Exactly as written, retype the listing below, omitting the pictures.

■ ■ ■ ■

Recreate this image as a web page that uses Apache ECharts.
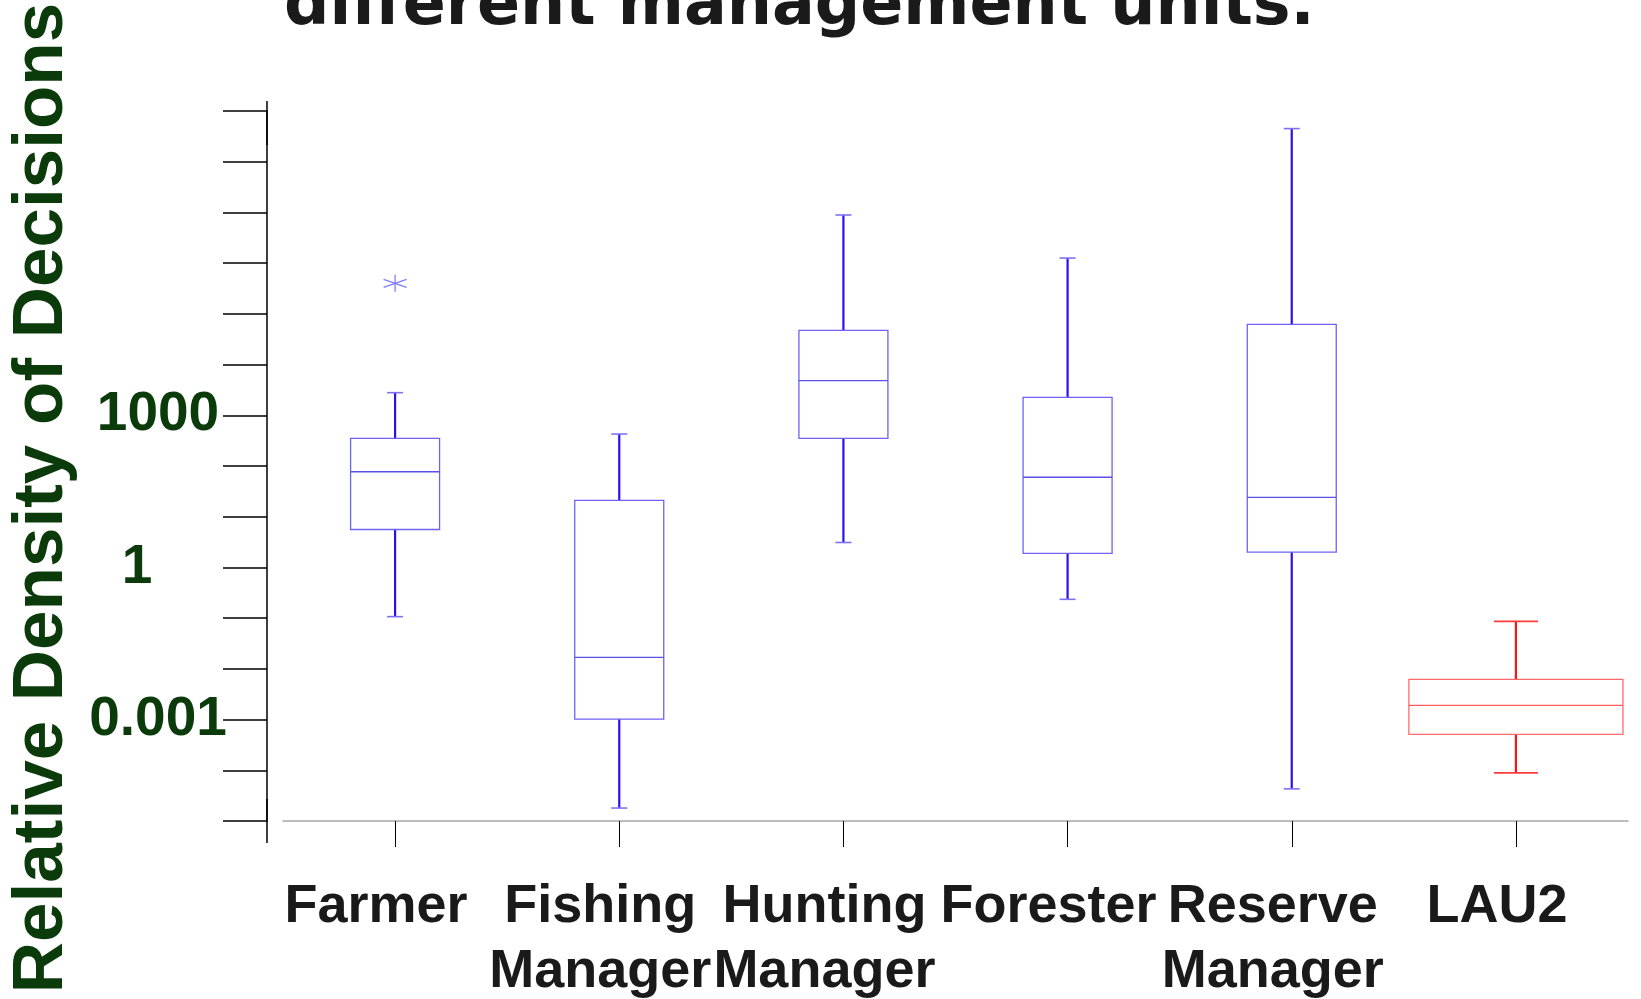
<!DOCTYPE html>
<html>
<head>
<meta charset="utf-8">
<script src="https://cdn.jsdelivr.net/npm/echarts@6/dist/echarts.min.js"></script>
<style>
  html, body { margin: 0; padding: 0; background: #ffffff; }
  #chart { width: 1641px; height: 999px; }
</style>
</head>
<body>
<div id="chart"></div>
<script>
// Management units along the horizontal axis
const categories = ['Farmer', 'Fishing\nManager', 'Hunting\nManager', 'Forester', 'Reserve\nManager', 'LAU2'];

// Box statistics of the relative density of decisions for each unit
const whiskerLow  = [0.107, 1.8e-5, 3.1, 0.235, 4.3e-5, 8.9e-5];
const quartile1   = [5.6, 0.00102, 352, 1.9, 2.0, 5.1e-4];
const median      = [77, 0.0169, 4810, 60, 24, 0.0019];
const quartile3   = [352, 21, 4.73e4, 2260, 6.2e4, 0.0062];
const whiskerHigh = [2790, 427, 8.9e6, 1.26e6, 4.5e8, 0.0865];

// Outlying observations
const outlierUnit  = ['Farmer'];
const outlierValue = [4.0e5];

// Labelled ticks of the density axis
const yTickValues = [0.001, 1, 1000];
const yTickLabels = ['0.001', '1', '1000'];

// The local administrative unit is drawn apart from the other units
const highlightUnit = 'LAU2';

const BLUE = {
  boxRatio: 0.397, capWidth: 16,
  whisker: '#2a10ec', whiskerWidth: 2.2, cap: '#7d72f7',
  box: '#6f62f3', boxLine: 1.3, median: '#5b4fe6'
};
const RED = {
  boxRatio: 0.955, capWidth: 44,
  whisker: '#ff1414', whiskerWidth: 2.2, cap: '#ff3c3c',
  box: '#ff6a6a', boxLine: 1.3, median: '#ff5a5a'
};

function boxRows(keep) {
  const rows = [];
  categories.forEach(function (c, i) {
    if (keep(c)) {
      rows.push([c, whiskerLow[i], quartile1[i], median[i], quartile3[i], whiskerHigh[i]]);
    }
  });
  return rows;
}

function boxRenderer(look) {
  return function (params, api) {
    const x = api.value(0);
    const band = api.size([1, 1], [x, 1])[0];
    const half = band * look.boxRatio / 2;
    const cap = look.capWidth / 2;
    const lo = api.coord([x, api.value(1)]);
    const q1 = api.coord([x, api.value(2)]);
    const md = api.coord([x, api.value(3)]);
    const q3 = api.coord([x, api.value(4)]);
    const hi = api.coord([x, api.value(5)]);
    const cx = md[0];
    const whiskerStyle = { stroke: look.whisker, lineWidth: look.whiskerWidth };
    const capStyle = { stroke: look.cap, lineWidth: 1.6 };
    return {
      type: 'group',
      children: [
        { type: 'line', shape: { x1: cx, y1: q3[1], x2: cx, y2: hi[1] }, style: whiskerStyle },
        { type: 'line', shape: { x1: cx, y1: q1[1], x2: cx, y2: lo[1] }, style: whiskerStyle },
        { type: 'line', shape: { x1: cx - cap, y1: hi[1], x2: cx + cap, y2: hi[1] }, style: capStyle },
        { type: 'line', shape: { x1: cx - cap, y1: lo[1], x2: cx + cap, y2: lo[1] }, style: capStyle },
        { type: 'rect', shape: { x: cx - half, y: q3[1], width: half * 2, height: q1[1] - q3[1] },
          style: { stroke: look.box, lineWidth: look.boxLine, fill: 'rgba(255,255,255,0)' } },
        { type: 'line', shape: { x1: cx - half, y1: md[1], x2: cx + half, y2: md[1] },
          style: { stroke: look.median, lineWidth: look.boxLine } }
      ]
    };
  };
}

// Asterisk marker for outliers
function starRenderer(params, api) {
  const p = api.coord([api.value(0), api.value(1)]);
  const st = { stroke: '#7f7bff', lineWidth: 1.3 };
  return {
    type: 'group',
    children: [
      { type: 'line', shape: { x1: p[0], y1: p[1] - 8.5, x2: p[0], y2: p[1] + 8.5 }, style: st },
      { type: 'line', shape: { x1: p[0] - 11.5, y1: p[1] - 4, x2: p[0] + 11.5, y2: p[1] + 4 }, style: st },
      { type: 'line', shape: { x1: p[0] - 11.5, y1: p[1] + 4, x2: p[0] + 11.5, y2: p[1] - 4 }, style: st }
    ]
  };
}

const GREEN = '#0b3a0b';
const LABEL_FONT = '"Liberation Sans", Arial, Helvetica, sans-serif';

const chart = echarts.init(document.getElementById('chart'), null, { renderer: 'canvas' });

chart.setOption({
  backgroundColor: '#ffffff',
  animation: false,
  title: {
    text: 'different management units.',
    left: 284,
    top: -24,
    padding: 0,
    textStyle: {
      fontFamily: '"DejaVu Sans", Verdana, sans-serif',
      fontWeight: 'bold',
      fontSize: 63.5,
      lineHeight: 63,
      color: '#1a1a1a'
    }
  },
  grid: { left: 283, right: 13, top: 111, bottom: 178, containLabel: false, outerBoundsMode: 'none' },
  xAxis: {
    type: 'category',
    data: categories,
    boundaryGap: true,
    axisLine: { show: true, lineStyle: { color: '#a8a8a8', width: 1.5 } },
    axisTick: { show: true, alignWithLabel: true, length: 26, lineStyle: { color: '#000000', width: 1 } },
    axisLabel: {
      interval: 0,
      margin: 54,
      fontFamily: LABEL_FONT,
      fontWeight: 'bold',
      fontSize: 54,
      lineHeight: 65,
      color: '#1a1a1a',
      padding: [0, 38, 0, 0]
    },
    splitLine: { show: false }
  },
  yAxis: {
    type: 'log',
    logBase: 10,
    min: 1e-5,
    max: 1e9,
    interval: 1,
    splitNumber: 14,
    offset: 16,
    name: 'Relative Density of Decisions',
    nameLocation: 'middle',
    nameRotate: 90,
    nameGap: 188,
    nameTextStyle: {
      fontFamily: LABEL_FONT,
      fontWeight: 'bold',
      fontSize: 71,
      lineHeight: 71,
      color: GREEN,
      padding: [0, 64, 0, 0]
    },
    axisLine: {
      show: true,
      lineStyle: { color: '#000000', width: 1.5 },
      symbol: ['rect', 'rect'],
      symbolSize: [1.5, 44],
      symbolOffset: [0, -12]
    },
    axisTick: { show: true, length: 44, lineStyle: { color: '#000000', width: 1.5 } },
    splitLine: { show: false },
    minorTick: { show: false },
    axisLabel: {
      margin: 109,
      align: 'center',
      fontFamily: LABEL_FONT,
      fontWeight: 'bold',
      fontSize: 55,
      color: GREEN,
      formatter: function (v) {
        const e = Math.round(Math.log10(v));
        const i = yTickValues.findIndex(function (t) { return Math.round(Math.log10(t)) === e; });
        if (i < 0) return '';
        const txt = yTickLabels[i];
        // single digits sit a little left of the other labels
        return txt.length === 1 ? '{lone|' + txt + '}' : txt;
      },
      rich: {
        lone: {
          fontFamily: LABEL_FONT,
          fontWeight: 'bold',
          fontSize: 55,
          color: GREEN,
          padding: [0, 42, 0, 0]
        }
      }
    }
  },
  series: [
    {
      name: 'Management units',
      type: 'custom',
      renderItem: boxRenderer(BLUE),
      encode: { x: 0, y: [1, 2, 3, 4, 5] },
      data: boxRows(function (c) { return c !== highlightUnit; }),
      z: 3
    },
    {
      name: highlightUnit,
      type: 'custom',
      renderItem: boxRenderer(RED),
      encode: { x: 0, y: [1, 2, 3, 4, 5] },
      data: boxRows(function (c) { return c === highlightUnit; }),
      z: 3
    },
    {
      name: 'Outliers',
      type: 'custom',
      renderItem: starRenderer,
      encode: { x: 0, y: 1 },
      data: outlierUnit.map(function (u, i) { return [u, outlierValue[i]]; }),
      z: 4
    }
  ]
});
</script>
</body>
</html>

■ ■ ■ ■

§ **Worked answer**:
Recreate this image as a web page that uses Apache ECharts.
<!DOCTYPE html>
<html>
<head>
<meta charset="utf-8">
<script src="https://cdn.jsdelivr.net/npm/echarts@6/dist/echarts.min.js"></script>
<style>
  html, body { margin: 0; padding: 0; background: #ffffff; }
  #chart { width: 1641px; height: 999px; }
</style>
</head>
<body>
<div id="chart"></div>
<script>
// Management units along the horizontal axis
const categories = ['Farmer', 'Fishing\nManager', 'Hunting\nManager', 'Forester', 'Reserve\nManager', 'LAU2'];

// Box statistics of the relative density of decisions for each unit
const whiskerLow  = [0.107, 1.8e-5, 3.1, 0.235, 4.3e-5, 8.9e-5];
const quartile1   = [5.6, 0.00102, 352, 1.9, 2.0, 5.1e-4];
const median      = [77, 0.0169, 4810, 60, 24, 0.0019];
const quartile3   = [352, 21, 4.73e4, 2260, 6.2e4, 0.0062];
const whiskerHigh = [2790, 427, 8.9e6, 1.26e6, 4.5e8, 0.0865];

// Outlying observations
const outlierUnit  = ['Farmer'];
const outlierValue = [4.0e5];

// Labelled ticks of the density axis
const yTickValues = [0.001, 1, 1000];
const yTickLabels = ['0.001', '1', '1000'];

// The local administrative unit is drawn apart from the other units
const highlightUnit = 'LAU2';

const BLUE = {
  boxRatio: 0.397, capWidth: 16,
  whisker: '#2a10ec', whiskerWidth: 2.2, cap: '#7d72f7',
  box: '#6f62f3', boxLine: 1.3, median: '#5b4fe6'
};
const RED = {
  boxRatio: 0.955, capWidth: 44,
  whisker: '#ff1414', whiskerWidth: 2.2, cap: '#ff3c3c',
  box: '#ff6a6a', boxLine: 1.3, median: '#ff5a5a'
};

function boxRows(keep) {
  const rows = [];
  categories.forEach(function (c, i) {
    if (keep(c)) {
      rows.push([c, whiskerLow[i], quartile1[i], median[i], quartile3[i], whiskerHigh[i]]);
    }
  });
  return rows;
}

function boxRenderer(look) {
  return function (params, api) {
    const x = api.value(0);
    const band = api.size([1, 1], [x, 1])[0];
    const half = band * look.boxRatio / 2;
    const cap = look.capWidth / 2;
    const lo = api.coord([x, api.value(1)]);
    const q1 = api.coord([x, api.value(2)]);
    const md = api.coord([x, api.value(3)]);
    const q3 = api.coord([x, api.value(4)]);
    const hi = api.coord([x, api.value(5)]);
    const cx = md[0];
    const whiskerStyle = { stroke: look.whisker, lineWidth: look.whiskerWidth };
    const capStyle = { stroke: look.cap, lineWidth: 1.6 };
    return {
      type: 'group',
      children: [
        { type: 'line', shape: { x1: cx, y1: q3[1], x2: cx, y2: hi[1] }, style: whiskerStyle },
        { type: 'line', shape: { x1: cx, y1: q1[1], x2: cx, y2: lo[1] }, style: whiskerStyle },
        { type: 'line', shape: { x1: cx - cap, y1: hi[1], x2: cx + cap, y2: hi[1] }, style: capStyle },
        { type: 'line', shape: { x1: cx - cap, y1: lo[1], x2: cx + cap, y2: lo[1] }, style: capStyle },
        { type: 'rect', shape: { x: cx - half, y: q3[1], width: half * 2, height: q1[1] - q3[1] },
          style: { stroke: look.box, lineWidth: look.boxLine, fill: 'rgba(255,255,255,0)' } },
        { type: 'line', shape: { x1: cx - half, y1: md[1], x2: cx + half, y2: md[1] },
          style: { stroke: look.median, lineWidth: look.boxLine } }
      ]
    };
  };
}

// Asterisk marker for outliers
function starRenderer(params, api) {
  const p = api.coord([api.value(0), api.value(1)]);
  const st = { stroke: '#7f7bff', lineWidth: 1.3 };
  return {
    type: 'group',
    children: [
      { type: 'line', shape: { x1: p[0], y1: p[1] - 8.5, x2: p[0], y2: p[1] + 8.5 }, style: st },
      { type: 'line', shape: { x1: p[0] - 11.5, y1: p[1] - 4, x2: p[0] + 11.5, y2: p[1] + 4 }, style: st },
      { type: 'line', shape: { x1: p[0] - 11.5, y1: p[1] + 4, x2: p[0] + 11.5, y2: p[1] - 4 }, style: st }
    ]
  };
}

const GREEN = '#0b3a0b';
const LABEL_FONT = '"Liberation Sans", Arial, Helvetica, sans-serif';

const chart = echarts.init(document.getElementById('chart'), null, { renderer: 'canvas' });

chart.setOption({
  backgroundColor: '#ffffff',
  animation: false,
  title: {
    text: 'different management units.',
    left: 284,
    top: -24,
    padding: 0,
    textStyle: {
      fontFamily: '"DejaVu Sans", Verdana, sans-serif',
      fontWeight: 'bold',
      fontSize: 63.5,
      lineHeight: 63,
      color: '#1a1a1a'
    }
  },
  grid: { left: 283, right: 13, top: 111, bottom: 178, containLabel: false, outerBoundsMode: 'none' },
  xAxis: {
    type: 'category',
    data: categories,
    boundaryGap: true,
    axisLine: { show: true, lineStyle: { color: '#a8a8a8', width: 1.5 } },
    axisTick: { show: true, alignWithLabel: true, length: 26, lineStyle: { color: '#000000', width: 1 } },
    axisLabel: {
      interval: 0,
      margin: 54,
      fontFamily: LABEL_FONT,
      fontWeight: 'bold',
      fontSize: 54,
      lineHeight: 65,
      color: '#1a1a1a',
      padding: [0, 38, 0, 0]
    },
    splitLine: { show: false }
  },
  yAxis: {
    type: 'log',
    logBase: 10,
    min: 1e-5,
    max: 1e9,
    interval: 1,
    splitNumber: 14,
    offset: 16,
    name: 'Relative Density of Decisions',
    nameLocation: 'middle',
    nameRotate: 90,
    nameGap: 188,
    nameTextStyle: {
      fontFamily: LABEL_FONT,
      fontWeight: 'bold',
      fontSize: 71,
      lineHeight: 71,
      color: GREEN,
      padding: [0, 64, 0, 0]
    },
    axisLine: {
      show: true,
      lineStyle: { color: '#000000', width: 1.5 },
      symbol: ['rect', 'rect'],
      symbolSize: [1.5, 44],
      symbolOffset: [0, -12]
    },
    axisTick: { show: true, length: 44, lineStyle: { color: '#000000', width: 1.5 } },
    splitLine: { show: false },
    minorTick: { show: false },
    axisLabel: {
      margin: 109,
      align: 'center',
      fontFamily: LABEL_FONT,
      fontWeight: 'bold',
      fontSize: 55,
      color: GREEN,
      formatter: function (v) {
        const e = Math.round(Math.log10(v));
        const i = yTickValues.findIndex(function (t) { return Math.round(Math.log10(t)) === e; });
        if (i < 0) return '';
        const txt = yTickLabels[i];
        // single digits sit a little left of the other labels
        return txt.length === 1 ? '{lone|' + txt + '}' : txt;
      },
      rich: {
        lone: {
          fontFamily: LABEL_FONT,
          fontWeight: 'bold',
          fontSize: 55,
          color: GREEN,
          padding: [0, 42, 0, 0]
        }
      }
    }
  },
  series: [
    {
      name: 'Management units',
      type: 'custom',
      renderItem: boxRenderer(BLUE),
      encode: { x: 0, y: [1, 2, 3, 4, 5] },
      data: boxRows(function (c) { return c !== highlightUnit; }),
      z: 3
    },
    {
      name: highlightUnit,
      type: 'custom',
      renderItem: boxRenderer(RED),
      encode: { x: 0, y: [1, 2, 3, 4, 5] },
      data: boxRows(function (c) { return c === highlightUnit; }),
      z: 3
    },
    {
      name: 'Outliers',
      type: 'custom',
      renderItem: starRenderer,
      encode: { x: 0, y: 1 },
      data: outlierUnit.map(function (u, i) { return [u, outlierValue[i]]; }),
      z: 4
    }
  ]
});
</script>
</body>
</html>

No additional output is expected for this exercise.